Par rapport à cela, je prends en compte le réel, en ce sens je m’adapte, mais je dois faire un projet qui doit me permettre de sortir de ce système de contrainte. Sinon, l’adaptation est seulement la punition. Beaucoup de gens pensent au changement par l’adaptation – punition. Le modèle, c’est le référendum de 2005. Au départ de la campagne électorale, les intentions de vote pour le « oui » sont à 70 %. Les tenants du « oui » font une campagne en disant : « Le monde est dur, il faut s’adapter. » Autrement dit : « Il y a une punition et je vous demande de voter oui à votre punition. » Résultat, on perd 25 % pendant la campagne. C’est vachement populaire de demander aux gens de voter oui à leur punition. Non, si le monde est dur, alors on va se mettre à l’abri du monde. Il n’y a aucun projet derrière. Il n’y a pas de projection donc ça n’a pas beaucoup de chance de bien marcher.

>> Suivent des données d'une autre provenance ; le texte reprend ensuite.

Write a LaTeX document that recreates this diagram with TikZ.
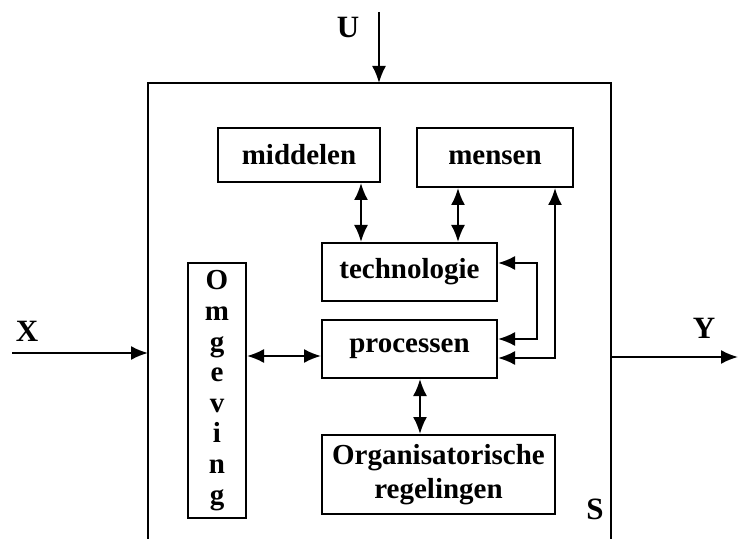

Autre exemple, il y a quelques années la revue Sciences Humaines fait un dossier sur les SDF. Quel est le discours dominant sur les SDF ? Ce sont des gens qui ne sont pas adaptés à notre société. Quelle est la réalité que montre ce dossier ? Que ce n’est pas du tout un problème d’adaptation, la plupart d’entre nous seraient incapables de s’adapter à ce que vivent les SDF. Il a fait – 5°C pendant une semaine cet hiver. Eh bien vous me mettez dans la rue par – 5°C pendant une semaine, je ne pense pas que je m’adapte très bien. Je ne suis même pas sûr que je suis vivant au bout de la semaine. Donc ce n’est pas la capacité d’adaptation qui manque, ils ont de grosses capacités d’adaptation. J’ai même entendu hier un reportage à la radio qui disait que quelqu’un avait monté un cours sur « L’adaptation à la vie d’un SDF ». Première leçon : vol à l’étalage, deuxième leçon « comment s’habiller pour ne pas se faire assassiner dans les deux premières heures », etc. Ça s’apprend. Ce qui leur manquait, disait ce dossier, ce n’est pas du tout la capacité d’adaptation, c’est la capacité de projection, c’est-à-dire la capacité d’élaborer des projets pour sortir de leur situation. Imaginer une stratégie, un projet pour sortir de cette situation, ce n’est pas la même chose.
Donc là aussi on est sur une difficulté, c’est que parfois on vend le management de façon négative en oubliant tout simplement que l’homme, pour agir, a besoin de se projeter. Et se projeter, ce n’est pas de dire : « Comme il fait froid en Europe on va mourir et laisser la place à Neandertal. » Ce n’est pas cela notre histoire. Notre histoire est celle de la culture, de la créativité, de l’imagination, de se sortir de l’enfer par l’esprit. Comme vous savez d’ailleurs, si on parle d’adaptation, l’homme comme mammifère de grande taille – il y a peu d’espèces de mammifères de grande taille par rapport aux mammifères de petite taille – est la plus mal adaptée des espèces. On ne court pas vite, on n’a pas de crocs, on n’a pas de griffes, on n’est pas très fort. Tous les autres mammifères de grande taille, les tigres, les lions, ont des avantages que nous n’avons pas. La seule chose qui fait que l’homme a survécu, c’est qu’il est de loin le plus créatif de tous les mammifères.